Theaters Saw Worst Summer Sales Since 1993 Despite Billion Dollar Blockbusters Like TDKR & Avengers
And That's Terrible
Just yesterday we told you Joss Whedon’s The Avengers pushed past the $1.5 billion dollar mark for global ticket sales. Today, we’ve found out Christopher Nolan’s The Dark Knight Rises has officially become the 11th film to cross the billion dollar mark. Theater owners must be very happy, right? Wrong. Apparently 2012 has had the worst summer for ticket sales since 1993.
So what’s the story here? Let’s talk about this TDKR news first.
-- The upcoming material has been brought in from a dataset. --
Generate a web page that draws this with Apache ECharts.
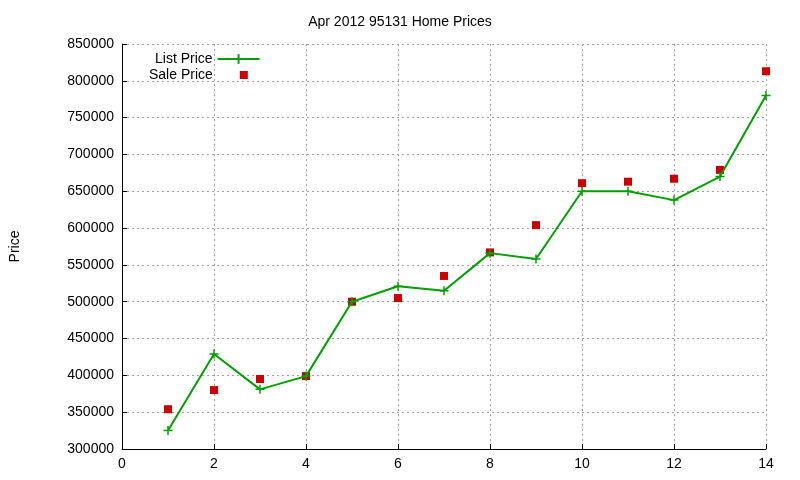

“The studio is waiting for China’s grosses to announce it officially today. But the Warner Bros’ and Legendary Pictures’ Batman trilogy finale from Christopher Nolan has hit a milestone believed out of reach just a month ago,” writes Deadline. “Despite the tragic start of its run in North American theaters, The Dark Knight Rises has now grossed $431.4 million domestic and $577.7 million international for a total $1.010+ billion through Sunday.”
And in case you were wondering, these numbers put TDKR ahead of The Dark Knight, which also made just over a billion when all was said and done. Deadline also discusses the historical nature of the sales.
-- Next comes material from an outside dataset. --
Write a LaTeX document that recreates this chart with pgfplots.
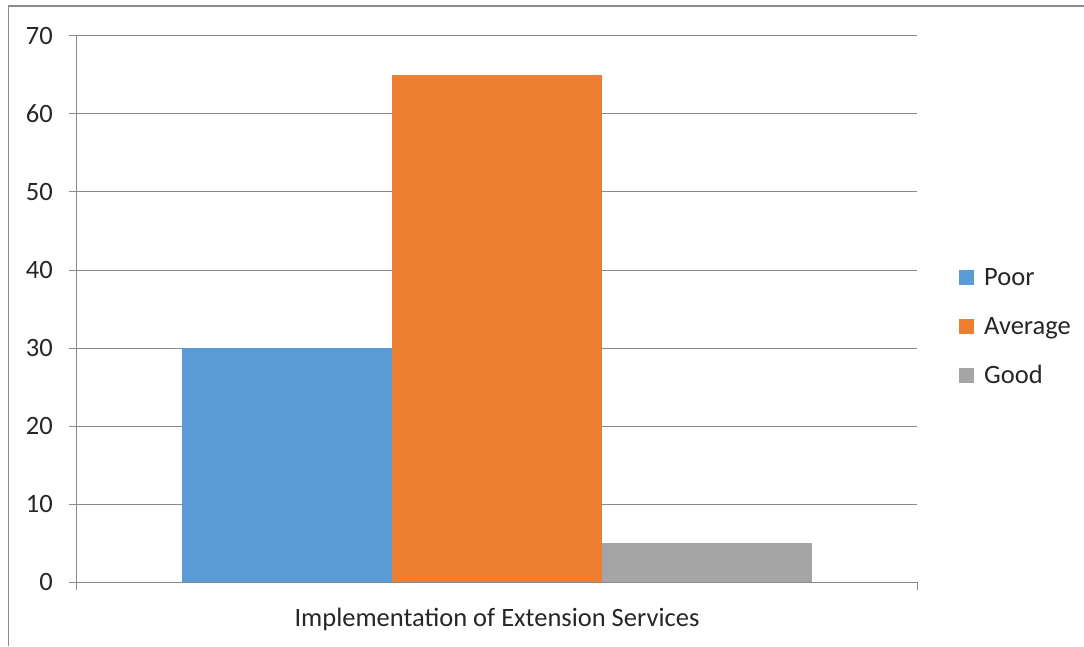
\documentclass[border=0pt]{standalone}
\usepackage{fontspec}
\setmainfont{Carlito}
\usepackage{pgfplots}
\pgfplotsset{compat=1.18}
\definecolor{cPoor}{HTML}{5B9BD5}
\definecolor{cAvg}{HTML}{ED7D31}
\definecolor{cGood}{HTML}{A5A5A5}
\definecolor{gridc}{HTML}{898989}
\definecolor{framec}{HTML}{8C8C8C}
\begin{document}
\begin{tikzpicture}[x=1pt,y=1pt]
\useasboundingbox (-77,-64) rectangle (1007,582);
\draw[framec, line width=1.2pt] (-68.5,-64) -- (-68.5,576) -- (1007,576);
\begin{axis}[
  scale only axis, width=840pt, height=546pt,
  ybar=0pt, bar width=210pt,
  xmin=-1, xmax=1, ymin=0, ymax=70,
  ytick={0,10,...,70},
  xtick={-1,1}, xticklabels={},
  axis x line*=bottom, axis y line*=left,
  axis line style={gridc, line width=1pt, -},
  ymajorgrids, grid style={gridc, line width=1pt},
  tick align=outside, major tick length=8pt,
  tick style={gridc, line width=1pt},
  every tick label/.append style={font=\fontsize{26.5}{32}\selectfont, text=black!85},
  /pgf/number format/assume math mode=true,
  yticklabel style={inner sep=0pt, xshift=-16pt},
  xlabel={Implementation of Extension Services},
  xlabel style={font=\fontsize{26.5}{32}\selectfont, text=black!85, at={(rel axis cs:0.5,0)}, anchor=center, yshift=-37pt},
  legend style={draw=none, fill=none, at={(rel axis cs:1.05,0.467)}, anchor=west,
    font=\fontsize{26.5}{32}\selectfont, text=black!85, row sep=26pt, inner sep=0pt,
    /tikz/every odd column/.append style={column sep=8pt}},
  legend image code/.code={\fill[#1] (0pt,-7.5pt) rectangle (15pt,7.5pt);},
  legend cell align=left,
]
\addplot[fill=cPoor, draw=none] coordinates {(0,30)};
\addplot[fill=cAvg, draw=none] coordinates {(0,65)};
\addplot[fill=cGood, draw=none] coordinates {(0,5)};
\legend{Poor,Average,Good}
\end{axis}
\end{tikzpicture}
\end{document}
Meanwhile Warner Bros is insisting that TDKR is only the 11th film to reach $1 billion in its original theatrical run – not the 12th as some charts show. Because the studio is refusing to count any asterisk-worthy extra grosses from 2D films released theatrically years later in 3D like Star Wars: Episode I – The Phantom Menace. (I happen to agree… so that’s why Deadline also is counting this as only the 11th.) In terms of just 2D films, TDKR moves even higher in the rankings to 5th place since all the others benefited from 3D premiums.
But all of that money, coupled with The Avengers’ $1.5 billion wasn’t enough for a truly successful summer film season.
“According to preliminary estimates, 533.5 million tickets were sold this summer, down 4 percent from last year and the worst turnout since 1993. The lowest attendance before now came in summer 2010, when there were 534.4 tickets sold,” writes The Hollywood Reporter. “Total summer revenues also slipped. Initial estimates show the domestic box office generating $4.278 in billion in sales, down roughly 3 percent from last summer’s record $4.4 billion.”
THR seems to attribute these numbers to the severe high/low of the summer season mentioning such bombs (relatively speaking) as Battleship, Rock of Ages, Dark Shadows, Abraham Lincoln: Vampire Hunter, and Total Recall.
As far as the entire year is concerned, with a few months left to go, the box office is doing better than 2011. “While summer box office revenues are down in North America, the year overall is still running ahead of last year, thanks to a strong winter and spring,” says THR. “Yearly revenues are roughly $7.5 million, up more than 3.3 percent over last year.”